Wednesday, November 30, 2016

Garuda Indonesia: The International Routes, 2016


Staying in Southeast Asia as we finish up the month, it recently came to the attention of the Timetablist editorial committee that Garuda Indonesia has never been featured here before. A remarkable oversight which is today corrected with the airline's present route map.

Although the Timetablist strives to exhibit only the finest and more informative examples of airline cartography from the present and the past, all that we have available today is this extraordinarily complicated route map  from the airline's website.

While we applaud an airline which still undertakes to provide an old-fashioned route map on a website in this day and age, and we note that the batik-print of the continental landmasses here is a nice touch, the over-representation of codeshare routes muddles the instructional value of this map.

Perhaps the excess is an attempt to match the flag carrier's former glory. Having once had a wider reach and grander ambitions, Garuda endured an ignominious period as an international aviation pariah, black-listed from European Union airports from 2007 until 2009, and forced to retreat from some of its flagship routes, particularly the prestigious Los Angeles service and the JakartaAmsterdam trunk route to its colonial metropole along with every other inch of European airspace.

As with so many flag carriers, the contemporary iteration of Garuda is a simpler, more streamlined version, serving far fewer cities, both it is immediate region and farther afield. The triumph of the airline's renaissance has been its return to Amsterdam Schiphol, and, more recently, the reintroduction of service to London Heathrow in March of this year. Of late, management has publicly affirmed its commitment to reconnect to LAX by next year.  

That the Garuda of today only serves two European cities is nearly impossible to decipher from this route map, which shows more cities in Europe, 21, than foreign destinations that Garuda actually operates anywhere.

In truth, Garuda flies to Jeddah and Medina, (as much for the labor migration of its citizens as for holy pilgramages) and otherwise just a bare handful of east Asian megacities: Beijing, Shanghai, Guangzhou, Seoul, Tokyo, Singapore, Kuala Lumpur, Bangkok, and Hong Kong. Flights out of both Jakarta and Denpasar airport on Bali to the major Australian cities of Melbourne, Perth, and Sydney cater to both tourism and business.

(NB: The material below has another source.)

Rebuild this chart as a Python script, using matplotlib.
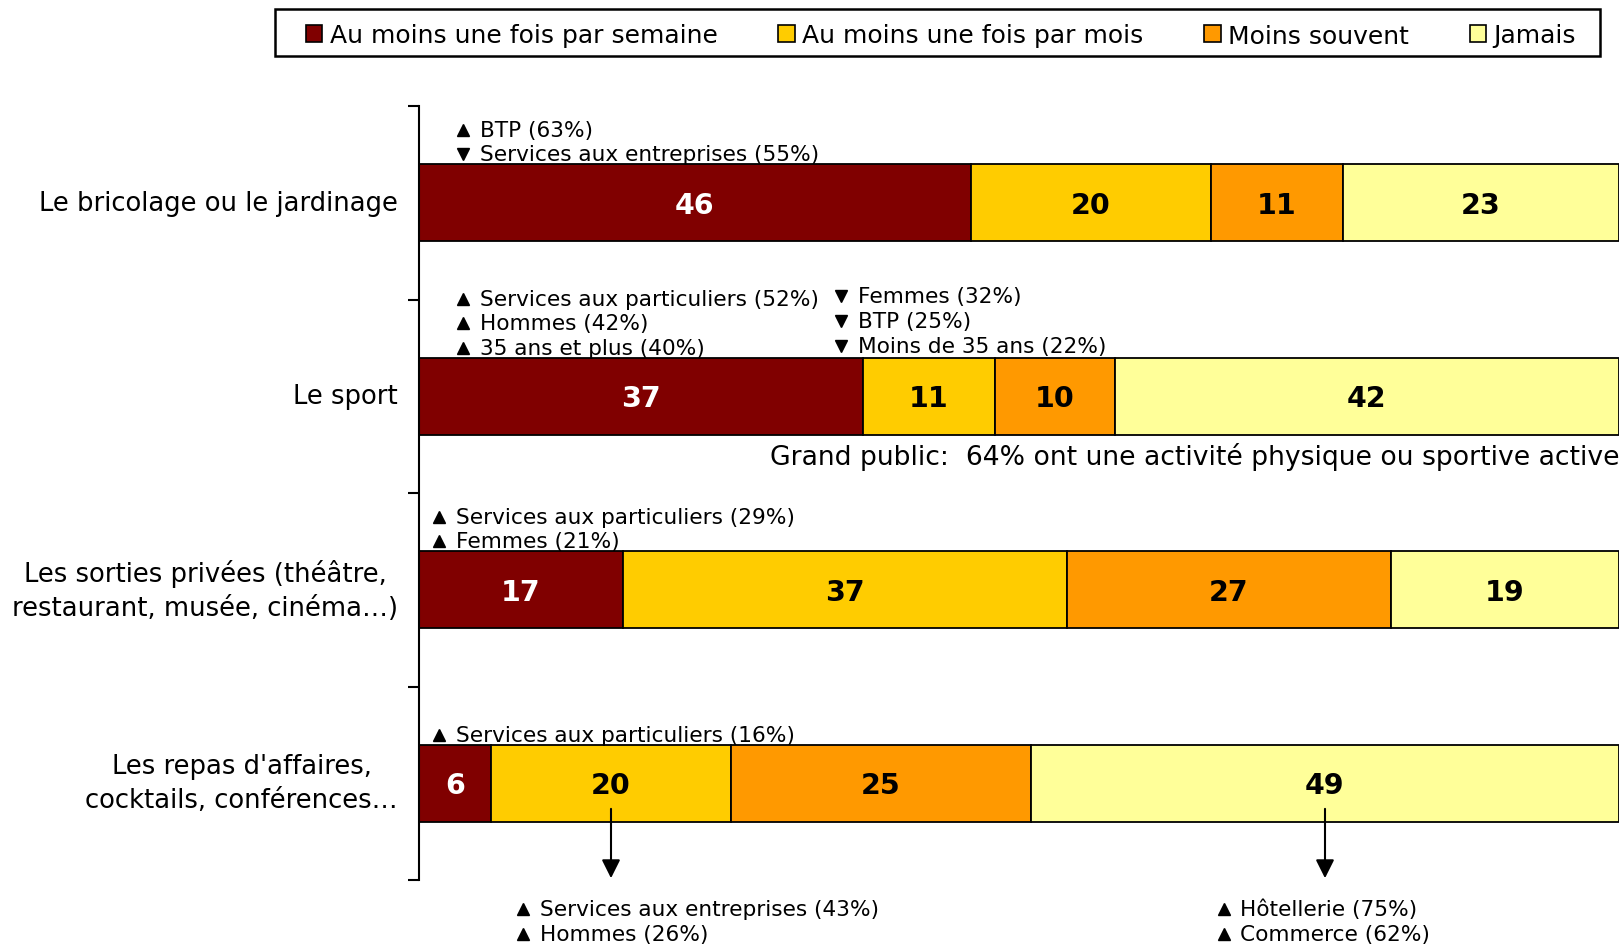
import numpy as np
import matplotlib.pyplot as plt
from matplotlib.patches import Patch, Rectangle

plt.rcParams['font.family'] = 'DejaVu Sans'

categories = [
    "Le bricolage ou le jardinage",
    "Le sport",
    "Les sorties privées (théâtre,\nrestaurant, musée, cinéma…)",
    "Les repas d'affaires,\ncocktails, conférences…",
]
series = ["Au moins une fois par semaine", "Au moins une fois par mois",
          "Moins souvent", "Jamais"]
semaine = [46, 37, 17, 6]
mois = [20, 11, 37, 20]
moins_souvent = [11, 10, 27, 25]
jamais = [23, 42, 19, 49]
colors = ["#800000", "#FFCC00", "#FF9900", "#FFFF99"]
text_colors = ["white", "black", "black", "black"]

# sub-population notes above each bar: (bar, x start, [(direction, text), ...])
notes = [
    (0, 3.7, [("^", "BTP (63%)"), ("v", "Services aux entreprises (55%)")]),
    (1, 3.7, [("^", "Services aux particuliers (52%)"), ("^", "Hommes (42%)"),
              ("^", "35 ans et plus (40%)")]),
    (1, 35.2, [("v", "Femmes (32%)"), ("v", "BTP (25%)"),
               ("v", "Moins de 35 ans (22%)")]),
    (2, 1.7, [("^", "Services aux particuliers (29%)"), ("^", "Femmes (21%)")]),
    (3, 1.7, [("^", "Services aux particuliers (16%)")]),
]
# notes hanging below the last bar, pointed at a segment:
# (series index, shift from arrow, lines)
below_notes = [
    (1, -7.3, [("^", "Services aux entreprises (43%)"), ("^", "Hommes (26%)")]),
    (3, -8.4, [("^", "Hôtellerie (75%)"), ("^", "Commerce (62%)")]),
]
grand_public = "Grand public:  64% ont une activité physique ou sportive active"

values = np.array([semaine, mois, moins_souvent, jamais])
ypos = np.arange(len(categories))
bar_h = 0.4
step = 0.127

fig = plt.figure(figsize=(16.23, 9.45), dpi=100)
ax = fig.add_axes([419 / 1623, 1 - 881 / 945, 1200 / 1623, 774 / 945])

left = np.zeros(len(categories))
for i, (name, col) in enumerate(zip(series, colors)):
    ax.barh(ypos, values[i], left=left, height=bar_h, color=col,
            edgecolor="black", linewidth=1.3, label=name)
    for j in range(len(categories)):
        ax.text(left[j] + values[i][j] / 2, ypos[j] + 0.01, str(values[i][j]),
                ha="center", va="center", fontsize=20.5, fontweight="bold",
                color=text_colors[i])
    left += values[i]

ax.set_xlim(0, 100)
ax.set_ylim(len(categories) - 0.5, -0.5)
ax.set_xticks([])
ax.set_yticks(np.arange(len(categories) + 1) - 0.5)
ax.set_yticklabels([])
ax.tick_params(axis="y", direction="out", length=8, width=1.5)
for s in ["top", "right", "bottom"]:
    ax.spines[s].set_visible(False)
ax.spines["left"].set_linewidth(1.5)

for j, cat in enumerate(categories):
    ax.text(-0.0175, 1 - (j + 0.5) / len(categories), cat,
            transform=ax.transAxes, ha="right", va="center",
            multialignment="center", fontsize=18.6, linespacing=1.38)


def note_lines(x, y0, lines):
    for k, (mk, txt) in enumerate(lines):
        y = y0 + k * step
        ax.plot(x, y, marker=mk, color="black", markersize=8.5,
                linestyle="none", clip_on=False)
        ax.text(x + 1.35, y, txt, ha="left", va="center", fontsize=15.6,
                clip_on=False)


for bar, x, lines in notes:
    top = ypos[bar] - bar_h / 2
    y0 = top - 0.05 - (len(lines) - 1) * step
    if x > 20:
        y0 -= 0.012
    note_lines(x, y0, lines)

ax.text(100, ypos[1] + bar_h / 2 + 0.11, grand_public, ha="right",
        va="center", fontsize=19.2)

last = len(categories) - 1
starts = np.cumsum(values[:, last]) - values[:, last]
for si, shift, lines in below_notes:
    xc = starts[si] + values[si][last] / 2
    ax.annotate("", xy=(xc, last + 0.505), xytext=(xc, last + 0.118),
                arrowprops=dict(arrowstyle="-|>", color="black", lw=1.5,
                                mutation_scale=28),
                annotation_clip=False)
    note_lines(xc + shift, last + 0.65, lines)

# legend box drawn on its own, entries spread inside it
fig.patches.append(Rectangle((275 / 1623, 1 - 57 / 945), 1325 / 1623, 47 / 945,
                             transform=fig.transFigure, facecolor="white",
                             edgecolor="black", linewidth=1.8))
handles = [Patch(facecolor=c, edgecolor="black", linewidth=1.2) for c in colors]
fig.legend(handles, series, loc="center left", ncol=4, mode="expand",
           bbox_to_anchor=(306 / 1623, 1 - 60 / 945, 1270 / 1623, 47 / 945),
           fontsize=18, frameon=False,
           handlelength=0.65, handleheight=0.65, handletextpad=0.3,
           borderaxespad=0, borderpad=0)

fig.savefig("out.png", dpi=100)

That's it. That is the extent of Garuda Indonesia at present. The dozens of other cities on this map are superfluous, showing codeshares and even freighter routes. In this day and age, most travelers are at least vaguely aware that an international airline cooperates with other carriers to ferry passengers beyond it own network; it is therefore completely unhelpful to show Cairo, Nairobi, Barcelona and Bahrain here. An airline's route map would best be limited to the airline's own routes, to demonstrate the actual extent of an airline's operation.

As it is, strangely random information, such as showing both “Moscow” as well as “Sheremetyevo” obscure more interesting operations such as Garuda's Jakarta—Singapore—Amsterdam—Jakarta routing and its non-stop from Medan to Jeddah. As it is, the map gives a sense that Garuda is attempting to display the wide breadth of its former glory of decades past, to the detriment of a more informative graphic.